What the task requires - Your task is to repeat the listing exactly.

Material provided -
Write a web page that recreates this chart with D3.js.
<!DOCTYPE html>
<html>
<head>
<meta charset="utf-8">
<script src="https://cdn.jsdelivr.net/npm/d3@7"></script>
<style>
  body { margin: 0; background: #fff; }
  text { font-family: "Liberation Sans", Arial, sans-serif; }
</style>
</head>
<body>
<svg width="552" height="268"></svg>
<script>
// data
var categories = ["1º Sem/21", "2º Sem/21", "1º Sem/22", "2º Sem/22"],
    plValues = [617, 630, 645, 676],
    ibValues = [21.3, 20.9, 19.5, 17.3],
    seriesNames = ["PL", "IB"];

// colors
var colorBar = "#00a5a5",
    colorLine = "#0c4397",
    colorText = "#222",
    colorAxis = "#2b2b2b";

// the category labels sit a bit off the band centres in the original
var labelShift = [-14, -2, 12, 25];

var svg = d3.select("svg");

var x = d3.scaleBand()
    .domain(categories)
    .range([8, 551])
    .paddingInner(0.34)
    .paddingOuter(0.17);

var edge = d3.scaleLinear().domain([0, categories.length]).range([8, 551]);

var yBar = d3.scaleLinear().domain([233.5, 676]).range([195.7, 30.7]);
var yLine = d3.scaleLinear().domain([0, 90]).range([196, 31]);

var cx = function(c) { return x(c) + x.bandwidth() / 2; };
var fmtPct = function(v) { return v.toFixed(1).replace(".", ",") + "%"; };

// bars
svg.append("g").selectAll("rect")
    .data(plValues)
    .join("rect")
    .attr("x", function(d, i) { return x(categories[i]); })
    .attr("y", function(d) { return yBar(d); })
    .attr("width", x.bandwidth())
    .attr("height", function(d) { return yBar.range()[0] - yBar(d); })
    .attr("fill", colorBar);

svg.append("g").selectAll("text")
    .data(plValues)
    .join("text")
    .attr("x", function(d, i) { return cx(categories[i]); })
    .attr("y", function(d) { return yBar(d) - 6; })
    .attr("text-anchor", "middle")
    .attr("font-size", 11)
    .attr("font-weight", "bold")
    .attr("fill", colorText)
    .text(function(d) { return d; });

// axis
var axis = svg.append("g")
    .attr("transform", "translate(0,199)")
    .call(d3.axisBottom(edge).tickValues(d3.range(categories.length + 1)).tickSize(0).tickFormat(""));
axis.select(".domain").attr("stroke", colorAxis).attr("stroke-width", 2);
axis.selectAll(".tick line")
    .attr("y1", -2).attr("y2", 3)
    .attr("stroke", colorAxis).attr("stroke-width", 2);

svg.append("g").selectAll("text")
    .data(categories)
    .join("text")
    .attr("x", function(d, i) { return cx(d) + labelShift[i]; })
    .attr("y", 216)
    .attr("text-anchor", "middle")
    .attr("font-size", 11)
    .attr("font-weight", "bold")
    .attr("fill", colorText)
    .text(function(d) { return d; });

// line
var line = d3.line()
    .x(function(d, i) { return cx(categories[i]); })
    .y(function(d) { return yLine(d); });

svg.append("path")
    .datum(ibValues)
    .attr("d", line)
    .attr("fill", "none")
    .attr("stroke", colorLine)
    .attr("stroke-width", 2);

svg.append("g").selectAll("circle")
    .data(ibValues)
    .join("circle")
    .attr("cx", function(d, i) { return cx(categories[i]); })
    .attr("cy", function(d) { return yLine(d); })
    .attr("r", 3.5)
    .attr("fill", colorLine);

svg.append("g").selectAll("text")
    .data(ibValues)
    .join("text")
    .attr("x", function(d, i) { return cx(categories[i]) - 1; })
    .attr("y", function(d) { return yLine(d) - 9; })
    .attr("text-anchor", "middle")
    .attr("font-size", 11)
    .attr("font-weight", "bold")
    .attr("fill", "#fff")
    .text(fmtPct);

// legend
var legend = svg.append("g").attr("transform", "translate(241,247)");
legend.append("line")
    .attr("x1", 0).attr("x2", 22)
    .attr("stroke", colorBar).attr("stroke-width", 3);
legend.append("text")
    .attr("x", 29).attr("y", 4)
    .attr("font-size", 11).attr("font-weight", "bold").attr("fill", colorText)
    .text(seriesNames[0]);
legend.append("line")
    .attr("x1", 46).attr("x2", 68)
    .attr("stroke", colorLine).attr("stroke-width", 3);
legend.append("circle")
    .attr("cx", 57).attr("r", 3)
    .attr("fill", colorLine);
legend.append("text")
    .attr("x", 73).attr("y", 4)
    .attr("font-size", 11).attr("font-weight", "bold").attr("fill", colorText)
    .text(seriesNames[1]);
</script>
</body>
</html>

Result -
Write a web page that recreates this chart with D3.js.
<!DOCTYPE html>
<html>
<head>
<meta charset="utf-8">
<script src="https://cdn.jsdelivr.net/npm/d3@7"></script>
<style>
  body { margin: 0; background: #fff; }
  text { font-family: "Liberation Sans", Arial, sans-serif; }
</style>
</head>
<body>
<svg width="552" height="268"></svg>
<script>
// data
var categories = ["1º Sem/21", "2º Sem/21", "1º Sem/22", "2º Sem/22"],
    plValues = [617, 630, 645, 676],
    ibValues = [21.3, 20.9, 19.5, 17.3],
    seriesNames = ["PL", "IB"];

// colors
var colorBar = "#00a5a5",
    colorLine = "#0c4397",
    colorText = "#222",
    colorAxis = "#2b2b2b";

// the category labels sit a bit off the band centres in the original
var labelShift = [-14, -2, 12, 25];

var svg = d3.select("svg");

var x = d3.scaleBand()
    .domain(categories)
    .range([8, 551])
    .paddingInner(0.34)
    .paddingOuter(0.17);

var edge = d3.scaleLinear().domain([0, categories.length]).range([8, 551]);

var yBar = d3.scaleLinear().domain([233.5, 676]).range([195.7, 30.7]);
var yLine = d3.scaleLinear().domain([0, 90]).range([196, 31]);

var cx = function(c) { return x(c) + x.bandwidth() / 2; };
var fmtPct = function(v) { return v.toFixed(1).replace(".", ",") + "%"; };

// bars
svg.append("g").selectAll("rect")
    .data(plValues)
    .join("rect")
    .attr("x", function(d, i) { return x(categories[i]); })
    .attr("y", function(d) { return yBar(d); })
    .attr("width", x.bandwidth())
    .attr("height", function(d) { return yBar.range()[0] - yBar(d); })
    .attr("fill", colorBar);

svg.append("g").selectAll("text")
    .data(plValues)
    .join("text")
    .attr("x", function(d, i) { return cx(categories[i]); })
    .attr("y", function(d) { return yBar(d) - 6; })
    .attr("text-anchor", "middle")
    .attr("font-size", 11)
    .attr("font-weight", "bold")
    .attr("fill", colorText)
    .text(function(d) { return d; });

// axis
var axis = svg.append("g")
    .attr("transform", "translate(0,199)")
    .call(d3.axisBottom(edge).tickValues(d3.range(categories.length + 1)).tickSize(0).tickFormat(""));
axis.select(".domain").attr("stroke", colorAxis).attr("stroke-width", 2);
axis.selectAll(".tick line")
    .attr("y1", -2).attr("y2", 3)
    .attr("stroke", colorAxis).attr("stroke-width", 2);

svg.append("g").selectAll("text")
    .data(categories)
    .join("text")
    .attr("x", function(d, i) { return cx(d) + labelShift[i]; })
    .attr("y", 216)
    .attr("text-anchor", "middle")
    .attr("font-size", 11)
    .attr("font-weight", "bold")
    .attr("fill", colorText)
    .text(function(d) { return d; });

// line
var line = d3.line()
    .x(function(d, i) { return cx(categories[i]); })
    .y(function(d) { return yLine(d); });

svg.append("path")
    .datum(ibValues)
    .attr("d", line)
    .attr("fill", "none")
    .attr("stroke", colorLine)
    .attr("stroke-width", 2);

svg.append("g").selectAll("circle")
    .data(ibValues)
    .join("circle")
    .attr("cx", function(d, i) { return cx(categories[i]); })
    .attr("cy", function(d) { return yLine(d); })
    .attr("r", 3.5)
    .attr("fill", colorLine);

svg.append("g").selectAll("text")
    .data(ibValues)
    .join("text")
    .attr("x", function(d, i) { return cx(categories[i]) - 1; })
    .attr("y", function(d) { return yLine(d) - 9; })
    .attr("text-anchor", "middle")
    .attr("font-size", 11)
    .attr("font-weight", "bold")
    .attr("fill", "#fff")
    .text(fmtPct);

// legend
var legend = svg.append("g").attr("transform", "translate(241,247)");
legend.append("line")
    .attr("x1", 0).attr("x2", 22)
    .attr("stroke", colorBar).attr("stroke-width", 3);
legend.append("text")
    .attr("x", 29).attr("y", 4)
    .attr("font-size", 11).attr("font-weight", "bold").attr("fill", colorText)
    .text(seriesNames[0]);
legend.append("line")
    .attr("x1", 46).attr("x2", 68)
    .attr("stroke", colorLine).attr("stroke-width", 3);
legend.append("circle")
    .attr("cx", 57).attr("r", 3)
    .attr("fill", colorLine);
legend.append("text")
    .attr("x", 73).attr("y", 4)
    .attr("font-size", 11).attr("font-weight", "bold").attr("fill", colorText)
    .text(seriesNames[1]);
</script>
</body>
</html>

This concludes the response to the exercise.